Sen. Don DeWitte | Facebook

State Sen. Donald DeWitte (R-St. Charles) joined several of his Senate Republican colleagues at a Capitol press conference on June 1 to present an end-of-session update in which he tackled the fiscal year 2022 budget.

DeWitte claimed that the budget was not crafted in a bipartisan fashion and would need to be studied further.

“We're still analyzing this spending as it relates to capital to see if any Republican, regional or local initiatives have been included,” DeWitte said. “My best understanding right now is, its capital funds in this budget are earmarked only to projects in Democratic districts. Does it get any more partisan than that? Is that the reason redistricting might be so important? I guess four million taxpaying Illinoisans that us Republicans represent don't matter in the eyes of the capital project budgeteers from the Democratic process.”

He claimed that Democrats denied them the opportunity to work on the budget.

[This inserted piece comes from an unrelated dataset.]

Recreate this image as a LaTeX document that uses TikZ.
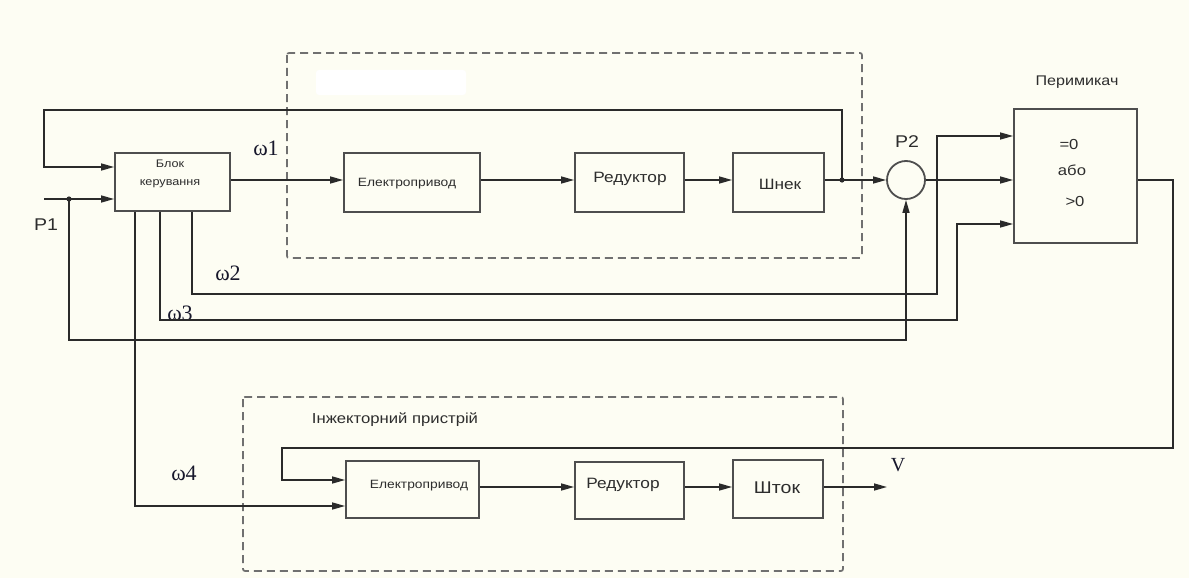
\documentclass[tikz,border=0pt]{standalone}
\usepackage{fontspec}
\newfontfamily\lab{Liberation Sans}[FakeStretch=1.15]
\newfontfamily\sym{Liberation Serif}
\usetikzlibrary{arrows.meta,calc}

\definecolor{paper}{RGB}{253,253,243}
\definecolor{wirecol}{RGB}{42,42,42}
\definecolor{boxcol}{RGB}{78,78,78}
\definecolor{dashcol}{RGB}{112,112,112}
\definecolor{txtcol}{RGB}{45,45,45}
\definecolor{symcol}{RGB}{24,24,44}

\newcommand\fsz[1]{\fontsize{#1}{#1}\selectfont}

\tikzset{
  wire/.style={draw=wirecol, line width=1.5pt},
  arr/.style={wire, -{Triangle[length=13pt,width=7pt]}},
  blk/.style={draw=boxcol, line width=1.8pt, inner sep=0pt},
  frame/.style={draw=dashcol, line width=1.7pt, dash pattern=on 8pt off 5pt, rounded corners=2pt},
  sans/.style={text=txtcol, inner sep=0pt, font=\lab\fsz{#1}},
  greek/.style={text=symcol, inner sep=0pt, font=\sym\fsz{#1}},
  dot/.style={fill=wirecol}
}

\begin{document}
\begin{tikzpicture}[x=1pt,y=-1pt]
\useasboundingbox (0,0) rectangle (1189,578);
\fill[paper] (0,0) rectangle (1189,578);

% dashed groups
\fill[white, rounded corners=3pt] (316,70) rectangle (466,95);
\draw[frame] (287,53) rectangle (862,258);
\draw[frame] (243,397) rectangle (843,571);

% blocks
\node[blk, minimum width=115pt, minimum height=58pt] (bk)    at (172.5,182) {};
\node[blk, minimum width=136pt, minimum height=59pt] (el1)   at (412,182.5) {};
\node[blk, minimum width=109pt, minimum height=59pt] (red1)  at (629.5,182.5) {};
\node[blk, minimum width=91pt,  minimum height=59pt] (shn)   at (778.5,182.5) {};
\node[blk, circle, minimum size=38pt]                 (p2)    at (906,180) {};
\node[blk, minimum width=123pt, minimum height=134pt] (sw)   at (1075.5,176) {};
\node[blk, minimum width=133pt, minimum height=57pt] (el2)   at (412.5,489.5) {};
\node[blk, minimum width=109pt, minimum height=57pt] (red2)  at (629.5,490.5) {};
\node[blk, minimum width=90pt,  minimum height=58pt] (shtok) at (778,489) {};

% block texts
\node[sans=11, align=center, font=\lab\fontsize{11}{18}\selectfont] (bkt) at (170,174) {Блок\\керування};
\node[sans=12] (el1t)  at (407,184) {Електропривод};
\node[sans=15] (red1t) at (630,179) {Редуктор};
\node[sans=15] (shnt)  at (780,184) {Шнек};
\node[sans=14.5] (swa) at (1069,145) {=0};
\node[sans=14.5] (swb) at (1072,170) {або};
\node[sans=14.5] (swc) at (1075,202) {>0};
\node[sans=12] (el2t)  at (419,486) {Електропривод};
\node[sans=15] (red2t) at (623,485) {Редуктор};
\node[sans=17] (shtt)  at (777,488) {Шток};

% captions
\node[sans=14] (swl) at (1077,82) {Перимикач};
\node[sans=14.5] (inj) at (395,420) {Інжекторний пристрій};
\node[sans=17] (p1l) at (46,225) {P1};
\node[sans=17] (p2l) at (907,142) {P2};
\node[greek=22] (w1) at (266,148) {ω1};
\node[greek=22] (w2) at (228,273) {ω2};
\node[greek=22] (w3) at (180,313) {ω3};
\node[greek=22] (w4) at (184,473) {ω4};
\node[greek=20] (vl) at (898,465) {V};

% levels and bends
\coordinate (lvTop) at (0,180);
\coordinate (lvBot) at (0,487);
\coordinate (in1) at (0,167);
\coordinate (fbL) at (44,110);
\coordinate (p1s) at (44,199);
\coordinate (j0) at (69,199);
\coordinate (j1) at (842,180);
\coordinate (lvP) at (0,340);
\coordinate (w2x) at (192,0);
\coordinate (lv2) at (0,294);
\coordinate (s2x) at (937,0);
\coordinate (in2) at (0,136);
\coordinate (w3x) at (160,0);
\coordinate (lv3) at (0,320);
\coordinate (s3x) at (957,0);
\coordinate (in3) at (0,224);
\coordinate (w4x) at (135,0);
\coordinate (in4) at (0,506);
\coordinate (ox) at (1173,448);
\coordinate (bx) at (282,0);
\coordinate (in5) at (0,480);
\coordinate (vend) at (887,487);

% main chain
\draw[arr] (bk.east |- lvTop) -- (el1.west |- lvTop);
\draw[arr] (el1.east |- lvTop) -- (red1.west |- lvTop);
\draw[arr] (red1.east |- lvTop) -- (shn.west |- lvTop);
\draw[arr] (shn.east |- lvTop) -- (p2.west);
\draw[arr] (p2.east) -- (sw.west |- p2.east);

% feedback from the screw output
\draw[arr] (j1) |- (fbL) |- (bk.west |- in1);
\fill[dot] (j1) circle[radius=2.6pt];

% P1 input and branch to the comparator
\draw[arr] (p1s) -- (bk.west |- p1s);
\draw[arr] (j0) -- (j0 |- lvP) -| (p2.south);
\fill[dot] (j0) circle[radius=2.6pt];

% control outputs
\draw[arr] (bk.south -| w2x) |- (s2x |- lv2) |- (sw.west |- in2);
\draw[arr] (bk.south -| w3x) |- (s3x |- lv3) |- (sw.west |- in3);
\draw[arr] (bk.south -| w4x) |- (el2.west |- in4);

% switch output to the injector drive
\draw[arr] (sw.east |- lvTop) -| (ox) -| (bx |- in5) -- (el2.west |- in5);

% injector chain
\draw[arr] (el2.east |- lvBot) -- (red2.west |- lvBot);
\draw[arr] (red2.east |- lvBot) -- (shtok.west |- lvBot);
\draw[arr] (shtok.east |- lvBot) -- (vend);
\end{tikzpicture}
\end{document}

“Once again Senate Republicans were completely locked out of budget discussions on how resources, federal ARPA funds, and others would have been divvied up,” DeWitte alleged. “Sure, we sat in on the approximately 15 appropriations meetings that were held throughout the caucus session where departments presented their budget priorities and I personally served as minority spokesperson on four of those budget subcommittees. Let me say each of the departments that appeared in each of those subcommittees could not have been more well-prepared professional and courteous.”

DeWitte continued to detail the scenarios that took place.

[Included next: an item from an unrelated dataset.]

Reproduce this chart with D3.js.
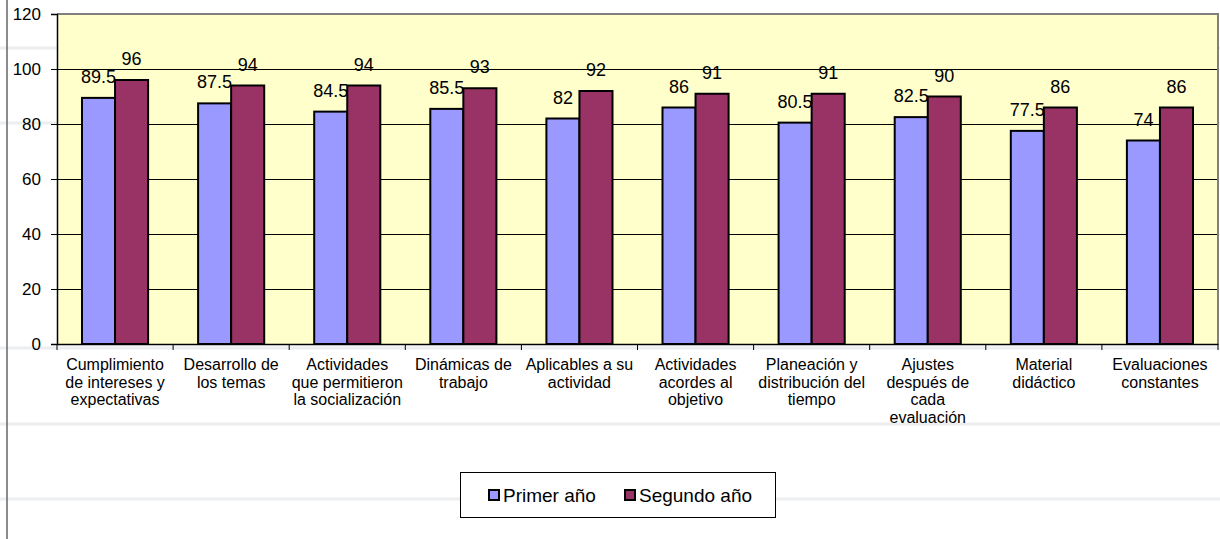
<!DOCTYPE html>
<html>
<head>
<meta charset="utf-8">
<script src="https://cdn.jsdelivr.net/npm/d3@7"></script>
<style>
  body { margin: 0; background: #fff; }
  svg text { font-family: "Liberation Sans", Arial, sans-serif; fill: #000; }
</style>
</head>
<body>
<svg id="chart" width="1220" height="539"></svg>
<script>
// categorías (cada una partida en líneas como en el original)
const categories = [
    ["Cumplimiento", "de intereses y", "expectativas"],
    ["Desarrollo  de", "los temas"],
    ["Actividades", "que permitieron", "la socialización"],
    ["Dinámicas de", "trabajo"],
    ["Aplicables a su", "actividad"],
    ["Actividades", "acordes al", "objetivo"],
    ["Planeación y", "distribución del", "tiempo"],
    ["Ajustes", "después de", "cada", "evaluación"],
    ["Material", "didáctico"],
    ["Evaluaciones", "constantes"]
];
const primerAno = [89.5, 87.5, 84.5, 85.5, 82, 86, 80.5, 82.5, 77.5, 74];
const segundoAno = [96, 94, 94, 93, 92, 91, 91, 90, 86, 86];
const seriesNames = ["Primer año", "Segundo año"];
const seriesColors = ["#9999FF", "#993366"];
const yTicks = [0, 20, 40, 60, 80, 100, 120];

const svg = d3.select("#chart");
const plotLeft = 57, plotRight = 1218, plotTop = 14, plotBottom = 344;

// líneas tenues del fondo
[48, 123, 348, 424, 499].forEach(yy => {
    svg.append("line")
        .attr("x1", 0).attr("x2", 1220)
        .attr("y1", yy).attr("y2", yy)
        .attr("stroke", "#eceef0").attr("stroke-width", 3);
});
svg.append("line")
    .attr("x1", 7).attr("x2", 7).attr("y1", 0).attr("y2", 539)
    .attr("stroke", "#666").attr("stroke-width", 1.5);

const x = d3.scaleBand()
    .domain(d3.range(categories.length))
    .range([plotLeft, plotRight])
    .paddingInner(0).paddingOuter(0);
const bandPad = 25;
const xSeries = d3.scaleBand()
    .domain([0, 1])
    .range([bandPad, x.bandwidth() - bandPad]);
const y = d3.scaleLinear().domain([0, 120]).range([plotBottom, plotTop]);

// fondo del área de trazado
svg.append("rect")
    .attr("x", plotLeft).attr("y", plotTop)
    .attr("width", plotRight - plotLeft).attr("height", plotBottom - plotTop)
    .attr("fill", "#FFFFCC");

// líneas de división
svg.append("g")
    .selectAll("line")
    .data(yTicks.filter(t => t > 0 && t < 120))
    .join("line")
    .attr("x1", plotLeft).attr("x2", plotRight)
    .attr("y1", d => Math.round(y(d)) + 0.5).attr("y2", d => Math.round(y(d)) + 0.5)
    .attr("stroke", "#000").attr("stroke-width", 1);

// borde superior y derecho
svg.append("path")
    .attr("d", `M${plotLeft},${plotTop}H${plotRight}V${plotBottom}`)
    .attr("fill", "none").attr("stroke", "#808080").attr("stroke-width", 2);

// barras y etiquetas: la etiqueta azul queda tapada por la barra roja, como en el original
const series = [primerAno, segundoAno];
series.forEach((vals, s) => {
    svg.append("g")
        .selectAll("rect")
        .data(vals)
        .join("rect")
        .attr("x", (d, i) => x(i) + xSeries(s))
        .attr("y", d => y(d))
        .attr("width", xSeries.bandwidth())
        .attr("height", d => y(0) - y(d))
        .attr("fill", seriesColors[s])
        .attr("stroke", "#000").attr("stroke-width", 2);

    svg.append("g")
        .selectAll("text")
        .data(vals)
        .join("text")
        .attr("x", (d, i) => x(i) + xSeries(s) + xSeries.bandwidth() / 2)
        .attr("y", d => y(d) - 15)
        .attr("text-anchor", "middle")
        .attr("font-size", 18)
        .text(d => d);
});

// eje Y
const yAxis = svg.append("g")
    .attr("transform", `translate(${plotLeft},0)`)
    .call(d3.axisLeft(y).tickValues(yTicks).tickSize(6).tickPadding(10));
yAxis.select(".domain").attr("stroke", "#000").attr("stroke-width", 1.5);
yAxis.selectAll("line").attr("stroke", "#000");
yAxis.selectAll("text").attr("font-size", 17).attr("font-family", null);

// eje X
const xAxis = svg.append("g")
    .attr("transform", `translate(0,${plotBottom})`)
    .call(d3.axisBottom(x).tickSize(0).tickFormat(""));
xAxis.select(".domain").attr("stroke", "#000").attr("stroke-width", 1.5);
svg.append("g")
    .selectAll("line")
    .data(d3.range(categories.length + 1))
    .join("line")
    .attr("x1", i => plotLeft + i * x.bandwidth()).attr("x2", i => plotLeft + i * x.bandwidth())
    .attr("y1", plotBottom).attr("y2", plotBottom + 6)
    .attr("stroke", "#000");

svg.append("g")
    .selectAll("text")
    .data(categories)
    .join("text")
    .attr("text-anchor", "middle")
    .attr("font-size", 16)
    .attr("transform", (d, i) => `translate(${x(i) + x.bandwidth() / 2},370)`)
    .selectAll("tspan")
    .data(d => d)
    .join("tspan")
    .attr("x", 0)
    .attr("y", (d, j) => j * 17.5)
    .text(d => d);

// leyenda
const legend = svg.append("g");
legend.append("rect")
    .attr("x", 460.5).attr("y", 472.5).attr("width", 315).attr("height", 45)
    .attr("fill", "#fff").attr("stroke", "#000").attr("stroke-width", 1);
const legendX = [489, 625];
seriesNames.forEach((name, s) => {
    legend.append("rect")
        .attr("x", legendX[s]).attr("y", 490)
        .attr("width", 10).attr("height", 10)
        .attr("fill", seriesColors[s]).attr("stroke", "#000").attr("stroke-width", 2);
    legend.append("text")
        .attr("x", legendX[s] + 14).attr("y", 502)
        .attr("font-size", 19)
        .text(name);
});
</script>
</body>
</html>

“When it came time to take the testimony and funding numbers to actually start crafting the fiscal year 2022 budget, no one from the Senate Republican caucus, not even the designated budgeteers — myself, Sen. [Chapin] Rose — was invited to any of the planning that was done when either final testimony or dollars was written into that actual spending plan,” DeWitte said. “Bad process gives us bad results and that has been the norm in past budget years, but when the actual budget is created behind locked doors in purely partisan processes, I have no doubt in the coming weeks as we continue to dig through this pile, we will find a few real gems hidden in those three thousand pages.”

“There were a few good points coming out of budget,” he said. He was pleased that the Road Fund money was not diverted, sales tax revenue for RTA and downstate transit was kept whole at 100%, and Local Government Distributive Funds (LGDF) remain whole at 100%.